Si les animaux ont un corps pour se différencier les uns des autres, l’homme a une tête.

L’homme a perdu son corps, les animaux n’ont jamais eu leur tête. Si nous avons été un animal, les animaux, eux, n’ont jamais été des hommes.

Si les animaux n’ont pas d’avenir c’est parce qu’ils ne font naître qu’eux-mêmes en les autres animaux. Leur ventre se gonfle non pas pour qu’ils s’échappent de leur corps en un autre corps, mais pour faire sortir de leur corps le même corps, pour ne pas mourir et rester immobiles dans le temps.

Les hommes, eux, avancent dans le temps. Le ventre des femmes se gonfle pour que l’homme disparaisse au-delà de lui-même en un nouvel être vivant. Comme si, si une même espèce animale avait pu faire naître toutes les autres, aucune espèce ne se serait main tenue en vie et tous les animaux seraient devenus humains.

Si chaque animal renaît en l’autre animal qu’il fait naître, chaque homme meurt en l’autre homme, chaque homme disparaît en celui qu’il fait naître sur la terre. Chaque homme est une espèce à lui tout seul qui ne se reproduit jamais qu’en une autre espèce.

Les hommes disparaissent tous dans l’infinie nuit qui les entoure.

L’homme est comme un animal qui pourrait s’accoupler avec tous les animaux. S’il n’a qu’une seule forme de corps, il a une infinité de formes de pensée et c’est ce qui le différencie de tous les autres hommes, comme les animaux se différencient entre eux par la forme de leur corps. Si les hommes ne sont pas des animaux c’est parce qu’ils ont tous la même forme de corps et ne se différencient que par la forme de leur pensée. Ainsi ils peuvent, en s’accouplant, faire naître une infinité de sortes d’hommes. Une infinité d’hommes qui ont tous disparu et dont chaque sorte n’a vécu qu’un court moment sur la terre pour ne plus jamais réapparaître dans une autre tête.

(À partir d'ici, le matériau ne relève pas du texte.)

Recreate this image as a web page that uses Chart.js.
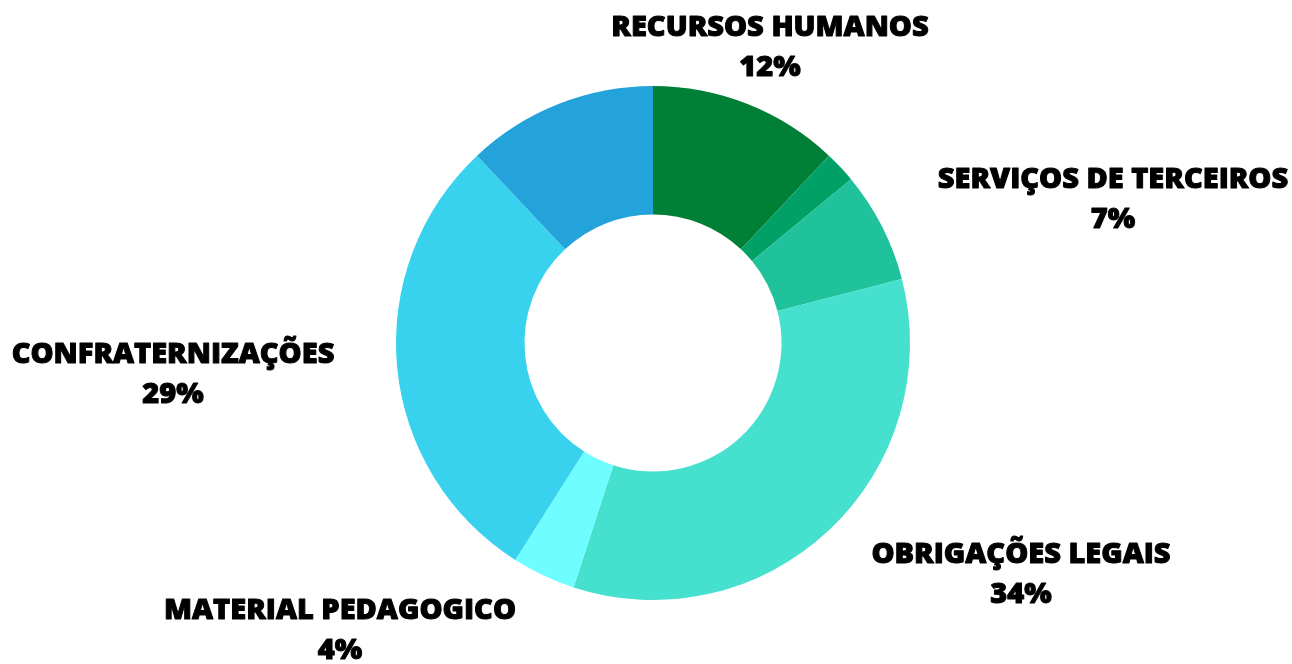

L’homme est un animal qui peut faire l’amour à tous les animaux. Aux animaux les plus éloignés de lui, aux animaux les plus différents, les plus petits et les plus grands.

La forme unique de la pensée de l’homme qui le différencie autant des autres hommes que les formes du corps des animaux différencient les animaux entre eux, n’empêche pas l’homme de s’accoupler avec tous les autres hommes et de faire naître avec eux un homme nouveau, d’une nouvelle sorte, un homme à nul autre pareil, un homme aussi différent d’un autre homme que l’éléphant l’est de la cigogne dans l’espèce animale. Un homme dont l’apparition fait exister sur la terre le premier et le dernier spécimen d’une nouvelle espèce humaine.

Jean-Luc Parant : Les yeux nouveaux, Lettres vives, 2005, pages 21-24.